6.3.4.1 Initialization
The Initialization Method option provides Random initialization as an alternative to KMeans++. The number of initial solutions that are evaluated is set in the Initialization Re-runs box. Typically, the default of 150 is fine in most applications. In fact, in the current example, changing this option only affects the ultimate solution in marginal ways. The number of tracts in some clusters differs slightly, but several different combinations all yield a BSS/TSS of 0.685.
Changing this option is more important when the initial default results do not indicate a good separation between clusters.
6.3.4.2 Selecting k – Elbow plot
Selecting the optimal \(k\) is critical both for the quality of the ultimate solution and for its interpretation. Unfortunately, this is not that easy in practice. An elbow plot shows the change in performance as \(k\) increases. By construction, the WSS will decrease and the BSS/TSS ratio will increase. The goal is to identify a kink in the plot, i.e., a value for \(k\) beyond which there are no more major improvements in the cluster characteristics.
As such, GeoDa
does not include functionality for an elbow plot, but all the needed information is contained in the summary output.

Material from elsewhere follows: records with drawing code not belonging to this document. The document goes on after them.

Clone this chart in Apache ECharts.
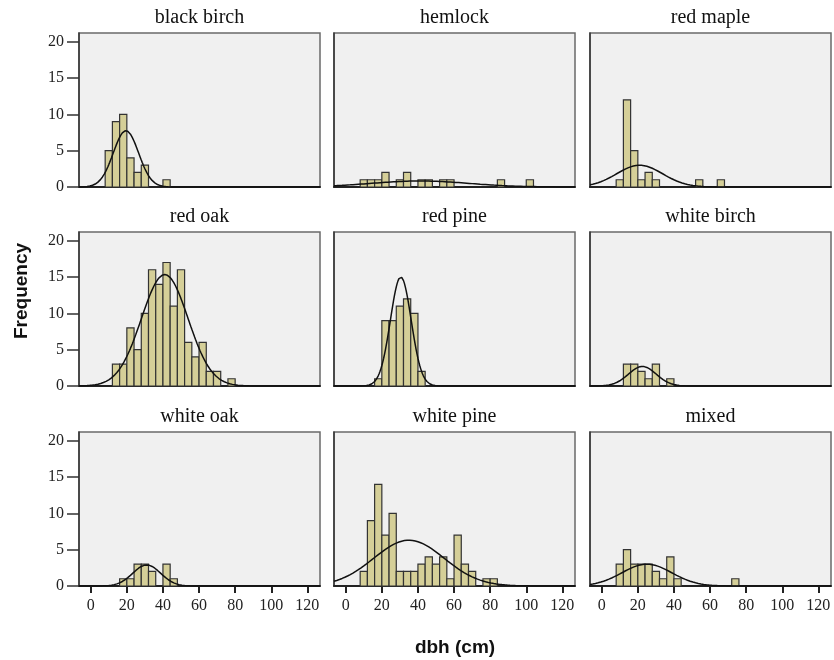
<!DOCTYPE html>
<html>
<head>
<meta charset="utf-8">
<script src="https://cdn.jsdelivr.net/npm/echarts@6/dist/echarts.min.js"></script>
<style>html,body{margin:0;padding:0;background:#fff}#c{width:834px;height:660px}</style>
</head>
<body>
<div id="c"></div>
<script>
// ---- data ----
const panelNames = ['black birch','hemlock','red maple','red oak','red pine','white birch','white oak','white pine','mixed'];
const binWidth = 4;
const binStarts = [8, 8, 8, 12, 16, 12, 16, 8, 8];
const blackBirchCounts = [5,9,10,4,2,3,0,0,1];
const hemlockCounts    = [1,1,1,2,0,1,2,0,1,1,0,1,1,0,0,0,0,0,0,1,0,0,0,1];
const redMapleCounts   = [1,12,5,1,2,1,0,0,0,0,0,1,0,0,1];
const redOakCounts     = [3,3,8,5,10,16,14,17,11,16,6,4,6,2,2,0,1];
const redPineCounts    = [1,9,9,11,12,10,2];
const whiteBirchCounts = [3,3,2,1,3,0,1];
const whiteOakCounts   = [1,1,3,3,2,0,3,1];
const whitePineCounts  = [2,9,14,7,10,2,2,2,3,4,3,4,1,7,3,2,0,1,1];
const mixedCounts      = [3,5,3,3,3,2,1,4,1,0,0,0,0,0,0,0,1];
const allCounts = [blackBirchCounts,hemlockCounts,redMapleCounts,redOakCounts,redPineCounts,whiteBirchCounts,whiteOakCounts,whitePineCounts,mixedCounts];
// fitted normal curve parameters (mean, sd)
const curveMeans = [19.5, 41, 21, 41, 30.5, 22.5, 31, 35, 25];
const curveSDs   = [7.0, 27, 12.8, 12.9, 5.74, 7.7, 7.7, 19.5, 13.8];
const xTickValues = [0,20,40,60,80,100,120];
const yTickValues = [0,5,10,15,20];
const xTitle = 'dbh (cm)';
const yTitle = 'Frequency';

// ---- layout ----
const colLeft = [79, 334, 590];
const colWidth = 241;
const rowTop = [33, 232, 432];
const rowHeight = 154;
const xMin = -6.5, xMax = 127, yMax = 21.2;
const serif = 'Liberation Serif';

const grids = [], xAxes = [], yAxes = [], series = [], graphics = [];
for (let i = 0; i < 9; i++) {
  const r = Math.floor(i / 3), c = i % 3;
  grids.push({left: colLeft[c], top: rowTop[r], width: colWidth, height: rowHeight,
    show: true, backgroundColor: '#f0f0f0', borderColor: '#6a6a6a', borderWidth: 1.5});
  const bottom = r === 2, leftCol = c === 0;
  xAxes.push({type: 'value', gridIndex: i, min: xMin, max: xMax, splitLine: {show: false},
    axisLine: {show: true, onZero: false, lineStyle: {color: '#222', width: 2}},
    axisTick: {show: bottom, length: 7, lineStyle: {color: '#222', width: 2}, customValues: xTickValues},
    axisLabel: {show: bottom, margin: 12, color: '#222', fontFamily: serif, fontSize: 16, customValues: xTickValues}});
  yAxes.push({type: 'value', gridIndex: i, min: 0, max: yMax, splitLine: {show: false},
    axisLine: {show: true, onZero: false, lineStyle: {color: '#333', width: 1.5}},
    axisTick: {show: leftCol, length: 12, lineStyle: {color: '#333', width: 1.5}, customValues: yTickValues},
    axisLabel: {show: leftCol, margin: 15, color: '#222', fontFamily: serif, fontSize: 16, customValues: yTickValues}});
  const bins = allCounts[i].map((v, k) => [binStarts[i] + k * binWidth, binStarts[i] + (k + 1) * binWidth, v]).filter(d => d[2] > 0);
  series.push({type: 'custom', xAxisIndex: i, yAxisIndex: i, data: bins, silent: true,
    encode: {x: [0, 1], y: 2},
    renderItem: function (params, api) {
      const p0 = api.coord([api.value(0), api.value(2)]);
      const p1 = api.coord([api.value(1), 0]);
      return {type: 'rect', shape: {x: p0[0], y: p0[1], width: p1[0] - p0[0], height: p1[1] - p0[1]},
        style: {fill: '#d5cf98', stroke: '#333', lineWidth: 1.2}};
    }});
  const n = allCounts[i].reduce((a, b) => a + b, 0);
  const m = curveMeans[i], s = curveSDs[i];
  const curve = [];
  for (let x = xMin; x <= xMax + 1e-9; x += 0.5) {
    curve.push([x, n * binWidth * Math.exp(-0.5 * ((x - m) / s) ** 2) / (s * Math.sqrt(2 * Math.PI))]);
  }
  series.push({type: 'line', xAxisIndex: i, yAxisIndex: i, data: curve, showSymbol: false, silent: true,
    lineStyle: {color: '#111', width: 1.5}, z: 3});
  graphics.push({type: 'text', x: colLeft[c] + colWidth / 2, y: rowTop[r] - 15,
    style: {text: panelNames[i], font: '20px "Liberation Serif"', fill: '#111', textAlign: 'center', textVerticalAlign: 'middle'}});
}
graphics.push({type: 'text', x: 22, y: 291, rotation: Math.PI / 2,
  style: {text: yTitle, font: 'bold 19px "Liberation Sans"', fill: '#111', textAlign: 'center', textVerticalAlign: 'middle'}});
graphics.push({type: 'text', x: 455, y: 648,
  style: {text: xTitle, font: 'bold 19px "Liberation Sans"', fill: '#111', textAlign: 'center', textVerticalAlign: 'middle'}});

const chart = echarts.init(document.getElementById('c'), null, {renderer: 'canvas'});
chart.setOption({animation: false, grid: grids, xAxis: xAxes, yAxis: yAxes, series: series, graphic: graphics});
</script>
</body>
</html>
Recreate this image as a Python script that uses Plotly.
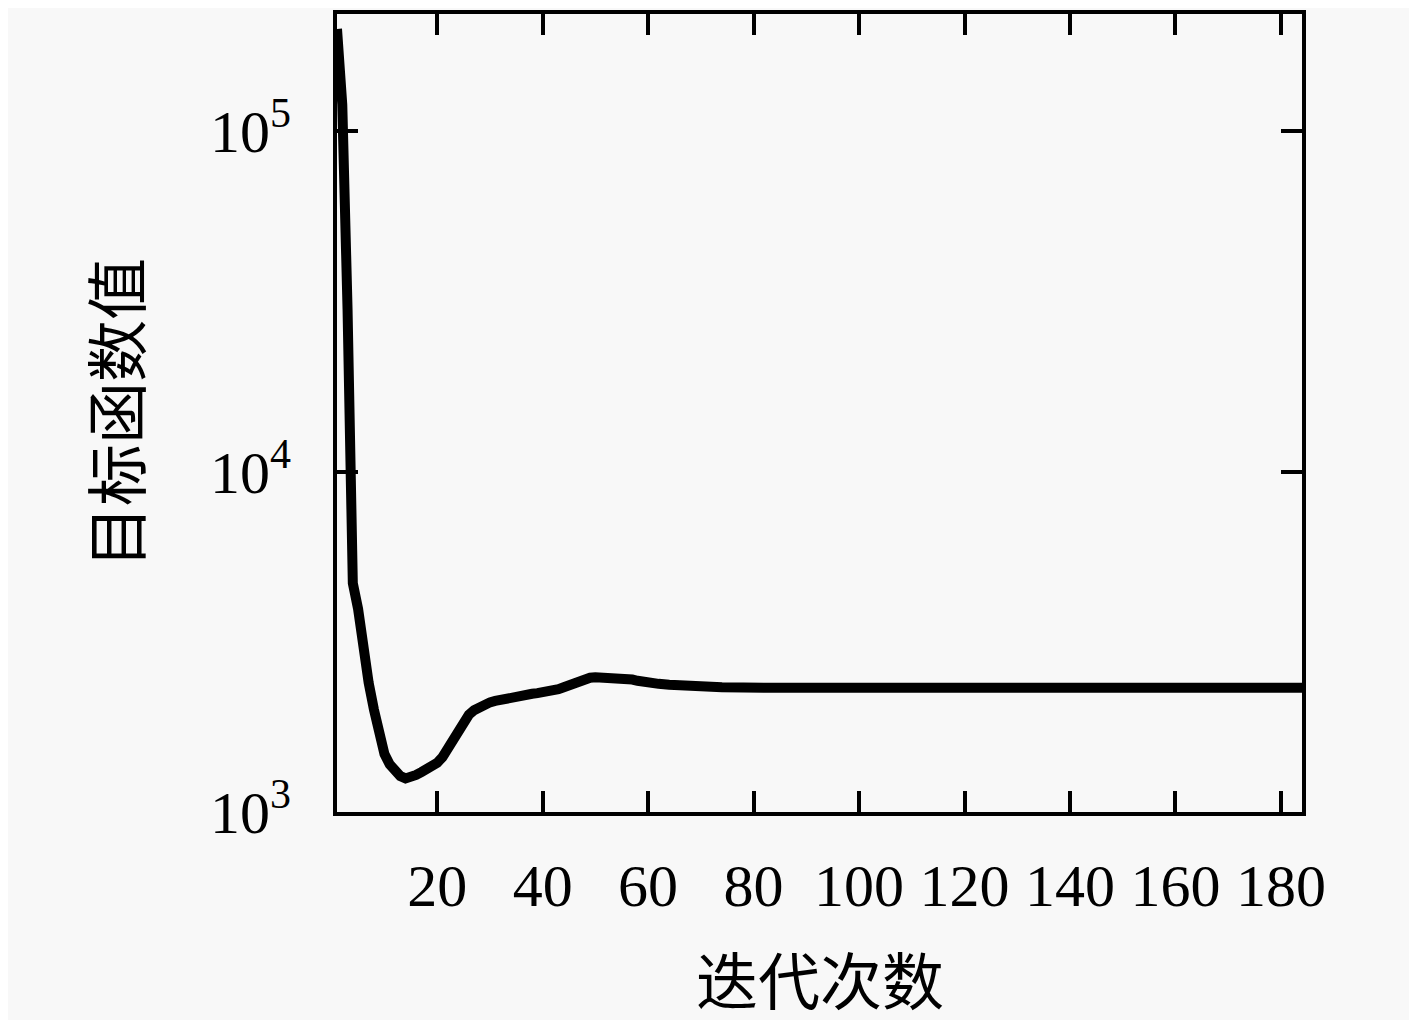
import plotly.graph_objects as go

# iteration number and objective value
iters = list(range(1, 61)) + [62, 64, 66, 68, 70, 74, 78, 82, 86, 88, 90, 94, 100, 110, 120, 130, 140, 150, 160, 170, 184]
obj_vals = [
    200000, 120000, 30000, 4700, 3950, 3000, 2400, 2000, 1720, 1480,
    1380, 1310, 1275, 1255, 1262, 1285, 1310, 1335, 1360, 1395,
    1450, 1530, 1640, 1750, 1850, 1930, 1990, 2035, 2070, 2100,
    2120, 2140, 2160, 2180, 2195, 2205, 2215, 2225, 2235, 2245,
    2255, 2270, 2295, 2325, 2360, 2395, 2430, 2460, 2480, 2490,
    2490, 2490, 2485, 2480, 2475, 2470, 2450, 2430, 2410, 2395,
    2380, 2365, 2350, 2340, 2330, 2325, 2320, 2318, 2330, 2312,
    2318, 2317, 2317, 2317, 2317, 2317, 2317, 2317, 2317, 2317, 2317,
]

x_ticks = [20, 40, 60, 80, 100, 120, 140, 160, 180]
y_ticks = [1e3, 1e4, 1e5]
y_tick_text = ["10<sup>3</sup>", "10<sup>4</sup>", "10<sup>5</sup>"]

FONT = "Liberation Serif, Noto Sans CJK SC, serif"

fig = go.Figure()
fig.add_trace(go.Scatter(
    x=iters, y=obj_vals, mode="lines",
    line=dict(color="black", width=10),
    showlegend=False,
))

fig.update_xaxes(
    range=[1, 184],
    tickvals=x_ticks,
    ticks="inside", ticklen=21, tickwidth=4, tickcolor="black",
    showline=True, linewidth=4, linecolor="black", mirror="ticks",
    showgrid=False, zeroline=False,
    tickfont=dict(family=FONT, size=60, color="black"),
    ticklabelstandoff=18,
)
fig.update_yaxes(
    type="log",
    range=[3, 5.345],
    tickvals=y_ticks, ticktext=y_tick_text,
    ticks="inside", ticklen=21, tickwidth=4, tickcolor="black",
    showline=True, linewidth=4, linecolor="black", mirror="ticks",
    showgrid=False, zeroline=False,
    tickfont=dict(family=FONT, size=60, color="black"),
    ticklabelstandoff=30,
)

# page adds an 8px body margin, so the figure is a bit smaller than the window
fig.update_layout(
    width=1401, height=1012,
    margin=dict(l=329, r=107, t=2, b=208),
    paper_bgcolor="#f8f8f8", plot_bgcolor="#f8f8f8",
    annotations=[
        dict(text="迭代次数", xref="paper", yref="paper", x=0.5, y=0,
             xanchor="center", yanchor="middle", yshift=-172, showarrow=False,
             font=dict(family=FONT, size=62, color="black")),
        dict(text="目标函数值", xref="paper", yref="paper", x=0, y=0.5,
             xanchor="center", yanchor="middle", xshift=-217, textangle=-90,
             showarrow=False, font=dict(family=FONT, size=62, color="black")),
    ],
)

fig.write_html("out.html")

Figure 6.17 lists the values for the within sum of squares (WSS) and the ratio of between sum of squares to total sum of squares (BSS/TSS) for \(k\) going from 1 (when WSS=TSS) to 20. The third and fourth columns list the change in BSS/TSS as well as the percentage change.
The improvement in fit is quite substantial in the early stages, but it seems to stabilize between \(k\)=8 and \(k\)=10, moving to a much smaller change. For example, the change in value for BSS/TSS achieved between \(k\)=5 and \(k\)=8 (yielding 0.685) is about the same as that between \(k\)=8 to \(k\)=15 (yielding 0.786). Therefore, a choice of \(k\) between 8 and 10 seems to be reasonable in this application.
A graphical representation of the evolution of the fit is given in the elbow plots in Figures 6.18 and 6.19, respectively for WSS and for BSS/TSS. Whereas it is clear that the improvement in fit gradually decreases with higher \(k\), identifying a clear kink in the curve is not that straightforward.
6.3.4.3 Standardization
In the current example, the principal components are already somewhat standardized. By construction, the means are zero and the range is limited by the standardization on the factor loadings. While the variance for each component is not identical, the difference in range is limited. Therefore, in this instance, different standardizations do not yield meaningfully different results. However, in general, depending on the context, even though the standard Z transformation is appropriate in most circumstances, there may be instances where a different transformation (or even no transformation) may be a better option.
6.3.4.4 Minimum bound
In several applications, it is necessary that each cluster achieves a minimum size, such as the population at risk in epidemiological studies, or a critical population threshold in marketing studies. In GeoDa
,
it is possible to constrain the K-means
clustering solution by imposing a minimum value for a spatially extensive variable, such as a
population total. This ensures that the clusters meet a minimum size for that variable.
This is accomplished through the Minimum Bound option. It is turned on by checking the corresponding box in the left-hand panel of the interface and specifying a spatially extensive variable from the drop down list. More specifically, the variable should be a count that lends itself to aggregation by means of a simple sum, rather than percentages, per capita ratios or median values.
For example, the variable Pop2014 contains the population size for each tract. The default setting is to take the value of the 10th percentile for this variable, in this case a value of 271,050. However, with this value and for \(k\)=8, none of the solutions achieves the minimum bound (see also Section 6.4.2).
Instead, with a population threshold of 200,000, the results shown in Figures 6.20 and 6.21 are obtained. The price for imposing the constraint as opposed to an unconstrained solution is a slight deterioration in the BSS/TSS ratio, to 0.681806.
Relative to the unconstrained solution, the cluster sizes are slightly more balanced, with somewhat smaller larger clusters and somewhat larger smaller clusters. Also, as the cluster map illustrates, the location of the larger clusters has shifted, from predominantly in the south and west for the unconstrained solution to a northern location for the constrained solution. Other such spatial shifts can be observed as well.
This follows the logic in the Kolak et al. (2020) paper. The difference is that the principal components are derived from the Chicago census tract observations, whereas in Kolak et al. (2020) they were computed for all U.S. census tracts.↩︎
The graph is constructed by saving the cluster summary to a text file and subsequently extracting the mean center information. This then becomes the input to
GeoDa
as a csv file with the principal components as variables and the cluster labels as observations. The colors in the legend are edited to match the cluster map classification.↩︎